Avec l'approbation de cette modification de la constitution russe, Poutine semble surtout avoir fait son Brejnev. En 1977, l'Union soviétique avait aussi adopté une nouvelle constitution. La constitution Brejnev. On connait tous l'histoire qui a suivi. La longue liste d'amendements à la constitution russe de 1993 crée l'illusion d'un État modernisé, fondé sur le droit, mais aussi détaché de la réalité russe que la constitution de 1977 l'était de la vie soviétique.
Comme pour les votes sous l'ère communiste, les Russes savaient que le résultat était connu à partir du moment où Poutine avait annoncé son intention de modifier la constitution. Il s'agissait simplement d'un rituel destiné à rendre les citoyens complices du recul des libertés politiques et de la dégradation de l'État de droit qui caractérisent les deux décennies de pouvoir de Poutine.
Mais il semble que les choses ne se sont pas déroulées comme prévu. Les amendements de Poutine n'ont pas obtenu le soutien de la majorité des électeurs à Moscou et à Saint-Pétersbourg, bastions de l'opposition au poutinisme. On a constaté une agitation pendant la campagne parmi les jeunes Russes qui n'ont connu aucun autre dirigeant que Poutine dans leur vie. Ceux-ci sont immunisée contre les torrents de désinformation qui déferlent des médias d'État russes. Ils passent leur temps sur des canaux internet moins étroitement contrôlés. De plus, des millions de personnes sont tombées dans la misère depuis la chute des prix élevés du pétrole qui ont augmenté le niveau de vie au cours de la première décennie du mandat du président.
Le contrat social tacite entre Poutine et la population russe est mis à rude épreuve. Selon ce pacte non écrit les gens jouissaient d'une meilleure qualité de vie que sous le communisme et étaient soumis à moins de troubles qu'à l'époque de Boris Eltsine, mais ils acceptaient de ne pas remettre en question la politique autoritaire de Poutine, ainsi que la puissance et la richesse de son entourage. Ce contrat se désagrégeait déjà avant le coronavirus, en partie à cause du changement de génération et en partie parce que le poutinisme ne peut pas introduire les réformes profondes nécessaires pour transformer l'économie basée sur le pétrole, le gaz et les matières premières sans porter atteinte à sa propre stabilité. La pandémie actuelle aggrave la situation, plongeant la Russie dans une profonde récession et faisant de la dépendance à l'égard de la production et des exportations d'énergie une base encore plus fragile pour le renouveau économique.
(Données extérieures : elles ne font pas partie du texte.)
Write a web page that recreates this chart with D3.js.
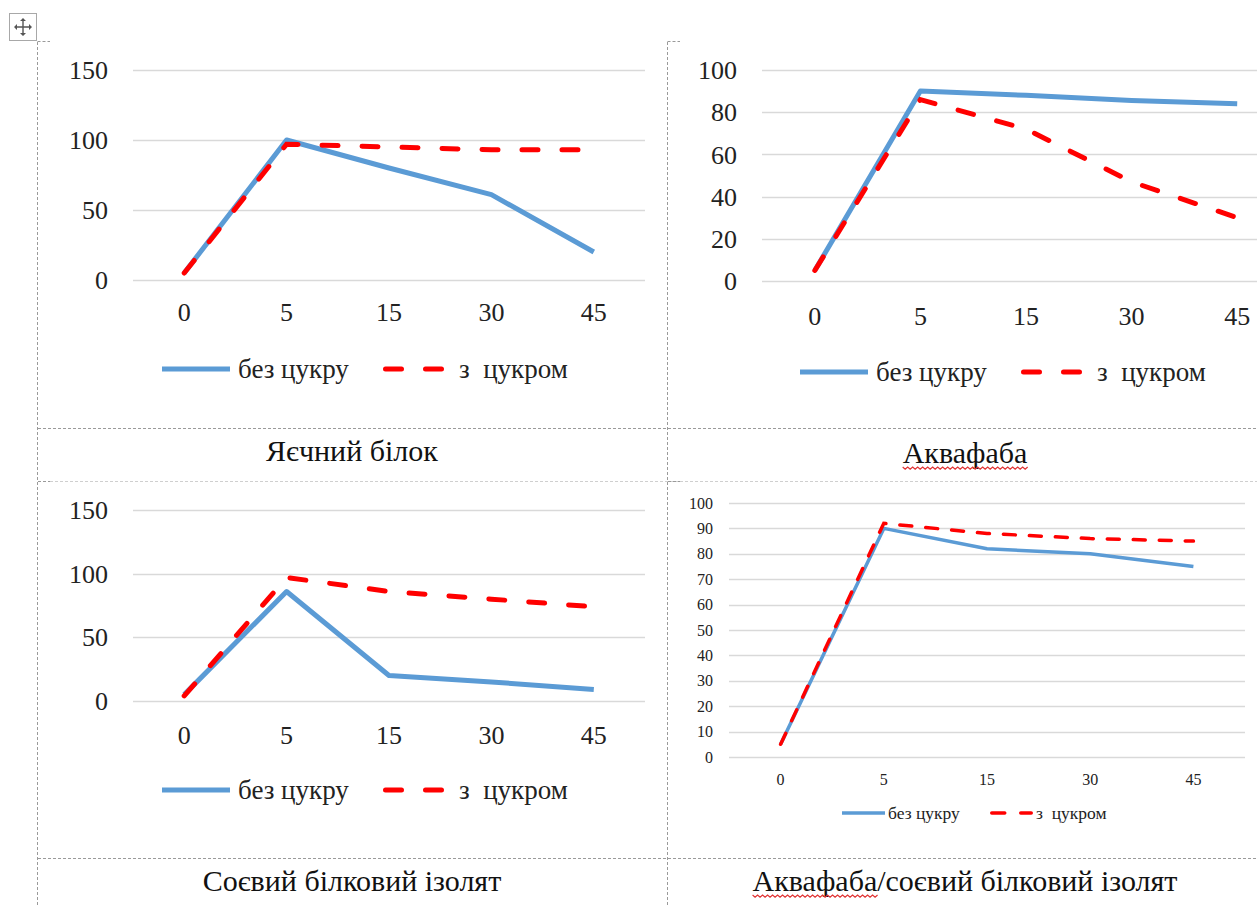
<!DOCTYPE html>
<html>
<head>
<meta charset="utf-8">
<script src="https://cdn.jsdelivr.net/npm/d3@7"></script>
<style>
  html, body { margin: 0; padding: 0; background: #fff; }
  svg { display: block; }
</style>
</head>
<body>
<svg id="page" width="1257" height="907"></svg>
<script>
// time points (x categories)
const times = ["0", "5", "15", "30", "45"]
const seriesNames = ["без цукру", "з  цукром"]

// Яєчний білок
const eggNoSugar = [5, 100, 80, 61, 20]
const eggSugar = [5, 97, 95, 93, 93]
// Аквафаба
const aquaNoSugar = [5, 90, 88, 85.5, 84]
const aquaSugar = [5, 86, 72, 47, 30]
// Соєвий білковий ізолят
const soyNoSugar = [5, 86, 20, 15, 9]
const soySugar = [4, 97, 86, 80, 74]
// Аквафаба/соєвий білковий ізолят
const mixNoSugar = [5, 90, 82, 80, 75]
const mixSugar = [5, 92, 88, 86, 85]

const ticks150 = [0, 50, 100, 150]
const ticks100by20 = [0, 20, 40, 60, 80, 100]
const ticks100by10 = [0, 10, 20, 30, 40, 50, 60, 70, 80, 90, 100]

const captions = ["Яєчний білок", "Аквафаба", "Соєвий білковий ізолят", "Аквафаба/соєвий білковий ізолят"]

const BLUE = "#5b9bd5"
const RED = "#ff0000"
const TEXT = "#222"
const SERIF = "'Liberation Serif', 'Times New Roman', serif"

const svg = d3.select("#page")

// ---- table grid (dashed cell borders) ----
const grid = svg.append("g")
    .attr("stroke-width", 1)
    .attr("stroke-dasharray", "3,2")
    .attr("fill", "none")

const gline = (x1, y1, x2, y2, col) => {
    grid.append("line")
        .attr("x1", x1).attr("y1", y1).attr("x2", x2).attr("y2", y2)
        .attr("stroke", col || "#9a9a9a")
}
gline(37.5, 42, 37.5, 907)
gline(37.5, 41.5, 50, 41.5)
gline(667.5, 42, 667.5, 907)
gline(667.5, 41.5, 680, 41.5)
gline(38, 428.5, 1257, 428.5)
gline(50, 481.5, 1257, 481.5, "#cfcfcf")
gline(38, 481.5, 50, 481.5)
gline(668, 481.5, 680, 481.5)
gline(38, 858.5, 1257, 858.5)

// ---- move handle icon ----
const icon = svg.append("g")
icon.append("rect")
    .attr("x", 9.5).attr("y", 13.5).attr("width", 27).attr("height", 27)
    .attr("fill", "#fff").attr("stroke", "#a8a8a8")
const cx = 23, cy = 27
icon.append("path")
    .attr("d", `M${cx - 8},${cy}H${cx + 8}M${cx},${cy - 8}V${cy + 8}`)
    .attr("stroke", "#555").attr("stroke-width", 1.4)
icon.append("path")
    .attr("d", [
        `M${cx - 9},${cy}l3,-3v6z`, `M${cx + 9},${cy}l-3,-3v6z`,
        `M${cx},${cy - 9}l-3,3h6z`, `M${cx},${cy + 9}l-3,-3h6z`
    ].join(""))
    .attr("fill", "#555")

// ---- one line chart ----
function drawChart(c) {
    const g = svg.append("g")

    const x = d3.scaleBand().domain(times).range([c.left, c.right]).padding(0)
    const px = d => x(d) + x.bandwidth() / 2
    const y = d3.scaleLinear().domain([0, c.max]).range([c.bottom, c.top])

    // horizontal gridlines
    g.append("g")
        .selectAll("line")
        .data(c.ticks)
        .join("line")
        .attr("x1", c.left).attr("x2", Math.min(c.right, 1257))
        .attr("y1", d => Math.round(y(d)) + 0.5).attr("y2", d => Math.round(y(d)) + 0.5)
        .attr("stroke", "#d9d9d9").attr("stroke-width", 1.3)

    // y tick labels
    g.append("g")
        .selectAll("text")
        .data(c.ticks)
        .join("text")
        .attr("x", c.left - c.yPad)
        .attr("y", d => y(d))
        .attr("dy", "0.35em")
        .attr("text-anchor", "end")
        .style("font-family", SERIF)
        .style("font-size", c.font + "px")
        .attr("fill", TEXT)
        .text(d => d)

    // x tick labels
    g.append("g")
        .selectAll("text")
        .data(times)
        .join("text")
        .attr("x", d => px(d))
        .attr("y", c.xLabelY)
        .attr("dy", "0.35em")
        .attr("text-anchor", "middle")
        .style("font-family", SERIF)
        .style("font-size", c.font + "px")
        .attr("fill", TEXT)
        .text(d => d)

    const line = d3.line()
        .x((d, i) => px(times[i]))
        .y(d => y(d))

    g.append("path")
        .datum(c.noSugar)
        .attr("d", line)
        .attr("fill", "none")
        .attr("stroke", BLUE)
        .attr("stroke-width", c.lw)
        .attr("stroke-linejoin", "round")

    g.append("path")
        .datum(c.sugar)
        .attr("d", line)
        .attr("fill", "none")
        .attr("stroke", RED)
        .attr("stroke-width", c.lw)
        .attr("stroke-linecap", "round")
        .attr("stroke-dasharray", c.dash)

    // legend
    const lg = g.append("g")
    lg.append("line")
        .attr("x1", c.legX).attr("x2", c.legX + c.legLen)
        .attr("y1", c.legY).attr("y2", c.legY)
        .attr("stroke", BLUE).attr("stroke-width", c.lw)
    lg.append("text")
        .attr("x", c.legX + c.legLen + c.legGap)
        .attr("y", c.legY).attr("dy", "0.35em")
        .style("font-family", SERIF).style("font-size", c.legFont + "px")
        .attr("fill", TEXT)
        .text(seriesNames[0])
    const rx = c.legX + c.legShift
    lg.append("line")
        .attr("x1", rx + c.lw / 2).attr("x2", rx + c.legLen - c.lw / 2)
        .attr("y1", c.legY).attr("y2", c.legY)
        .attr("stroke", RED).attr("stroke-width", c.lw)
        .attr("stroke-linecap", "round")
        .attr("stroke-dasharray", c.legDash)
    lg.append("text")
        .attr("x", rx + c.legLen + c.legGap)
        .attr("y", c.legY).attr("dy", "0.35em")
        .style("font-family", SERIF).style("font-size", c.legFont + "px")
        .attr("fill", TEXT)
        .style("white-space", "pre")
        .text(seriesNames[1])
}

const big = { font: 26, legFont: 27, yPad: 25, lw: 5, dash: "16 24", legLen: 68, legGap: 8, legShift: 221, legDash: "16 24" }

drawChart(Object.assign({}, big, {
    left: 133, right: 645, top: 70, bottom: 280, max: 150, ticks: ticks150,
    xLabelY: 312, noSugar: eggNoSugar, sugar: eggSugar, legX: 162, legY: 369
}))
drawChart(Object.assign({}, big, {
    left: 762, right: 1290, top: 70, bottom: 281, max: 100, ticks: ticks100by20,
    xLabelY: 316, noSugar: aquaNoSugar, sugar: aquaSugar, legX: 800, legY: 372
}))
drawChart(Object.assign({}, big, {
    left: 133, right: 645, top: 510, bottom: 701, max: 150, ticks: ticks150,
    xLabelY: 735, noSugar: soyNoSugar, sugar: soySugar, legX: 162, legY: 790
}))
drawChart({
    font: 16, legFont: 17.5, yPad: 16, lw: 3.5, dash: "12 14", legLen: 43, legGap: 3, legShift: 148, legDash: "13 16",
    left: 729, right: 1245, top: 503, bottom: 757, max: 100, ticks: ticks100by10,
    xLabelY: 779, noSugar: mixNoSugar, sugar: mixSugar, legX: 842, legY: 813
})

// ---- captions under each chart ----
const capPos = [[352, 450], [965, 452], [352, 880], [965, 880]]
captions.forEach((t, i) => {
    const txt = svg.append("text")
        .attr("x", capPos[i][0]).attr("y", capPos[i][1])
        .attr("dy", "0.35em")
        .attr("text-anchor", "middle")
        .style("font-family", SERIF).style("font-size", "30px")
        .attr("fill", "#111")
        .text(t)
    // spell-check squiggle under "Аквафаба"
    if (t.startsWith("Аквафаба")) {
        const node = txt.node()
        const start = node.getStartPositionOfChar(0).x
        const end = start + node.getSubStringLength(0, 8)
        const wy = capPos[i][1] + 15
        let d = `M${start},${wy}`
        for (let xx = start, k = 0; xx < end; xx += 2.5, k++) {
            d += `L${xx + 2.5},${wy + (k % 2 ? 0 : 2.2)}`
        }
        svg.append("path").attr("d", d)
            .attr("fill", "none").attr("stroke", "#e03333").attr("stroke-width", 1.2)
    }
})
</script>
</body>
</html>
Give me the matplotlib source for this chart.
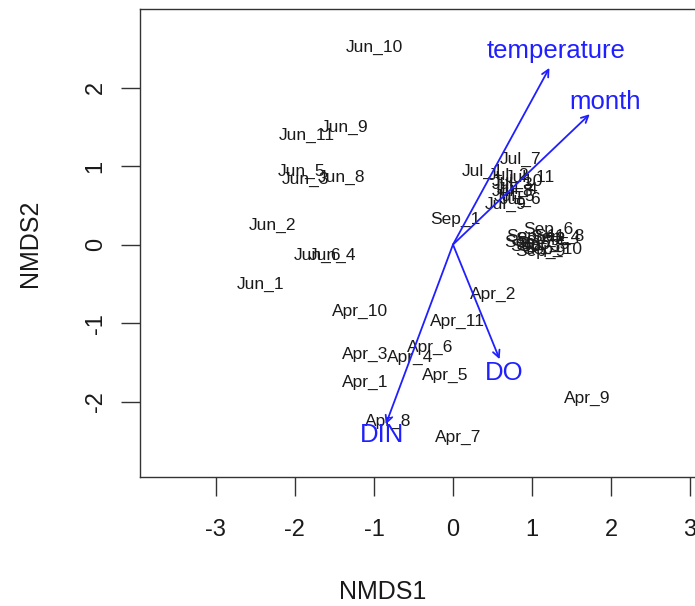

Aujourd'hui, le poutinisme paralysé politiquement montre un enthousiasme pour des rites politiques vides de sens qui font écho à ceux des dernières années de Brejnev. Les amendements constitutionnels permettent à Poutine de rester président jusqu'en 2036. Il aura à cette date 80 ans, le même âge que Brejnev à sa mort à la tête de l'URSS.